There was a time when a woman couldn’t legally exist without a man—at least not in any way that allowed her to thrive. Only men could buy property, hold most jobs, or vote. A woman was completely reliant on finding a man to take care of her because she wasn’t legally allowed to take care of herself. My own mother was forbidden from going to university because she was a woman and “wouldn’t need” higher education to raise children.

These dynamics shaped how relationships functioned. Marriage wasn’t a meaningful choice for most women—it was a requirement. Divorce came with social consequences so severe it could mean losing your entire community. Roles were clearly defined. Most women stayed home to care for children, and no matter what her husband did to her, she couldn’t leave. He had a captive audience. Marriage, for many women, was a trap. She had no freedom, and he held all the power.

Over the course of my lifetime, women have gained the right to vote, own property, and enter the workforce—not just by choice, but often out of necessity. Divorce has become commonplace, with nearly half of all marriages ending in separation. Women no longer need to get married. Men are no longer in charge simply because they are men. And relationship roles are no longer obvious.

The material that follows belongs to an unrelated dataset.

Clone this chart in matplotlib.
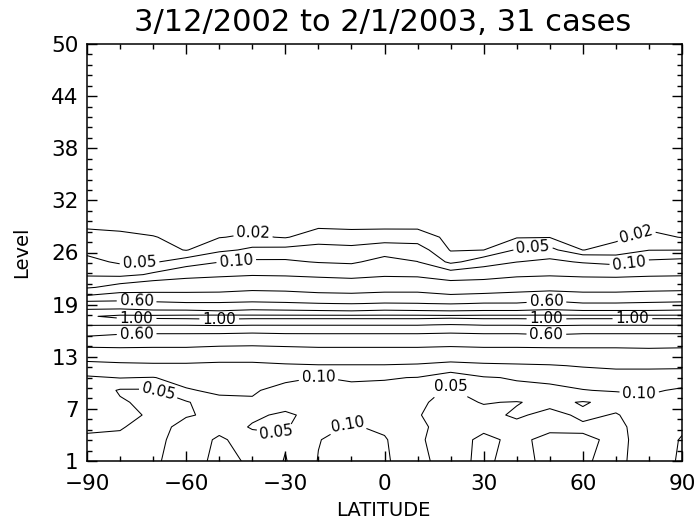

This drastic shift in relational dynamics had a captive audience of its own—our children. They watched the dysfunction unfold as men and women were forced to reconfigure their roles. Unsurprisingly, many men were slow to take up household chores and child-rearing as their wives entered the workforce. Instead, they clung to the belief that women were still responsible for the children and the home—regardless of whether she worked outside of it or not.

Children witnessed the fallout. They watched as women left their husbands—not because they didn’t believe in marriage, but because they were already doing everything on their own. At that point, the husband often became just another responsibility, another person to manage. So she took the kids and left.

It was a reckoning—and one that still hasn’t ended. Men are still trying to reconfigure their role in the world, unsure of where they belong, feeling less and less needed by the women who used to depend on them for everything.

The consequences of these shifts are stark. Our kids haven’t learned how to be in healthy relationships—not because they’re incapable, but because they didn’t have a clear script to follow. They didn’t see roles modeled in a way that made sense. Instead, they watched the blame fly back and forth.

Some point to the economy, saying women had to work and that’s what broke everything. Others blame women’s liberation and independence, saying that’s where it all went wrong. Few want to look in the mirror and see themselves—and their stories of blame—as part of the problem.

Then technology happened. Suddenly, we’re living in a digital age. Kids have phones, social media, text messages, YouTube, and access to a vast world of information online. How they relate to the world—and to each other—has changed. Not only did they lack a blueprint for emotional maturity and healthy relationships, now they have to navigate all of that through the filter of texts, video calls, and constant online connection.

And the parents? They blame screen time. Too many videos. Too many hours playing video games. Too much time watching YouTube. The digital world ruined our children. Meanwhile, the parents are divorcing, yelling, screaming, fighting over the house and the car. But sure—screen time is the problem.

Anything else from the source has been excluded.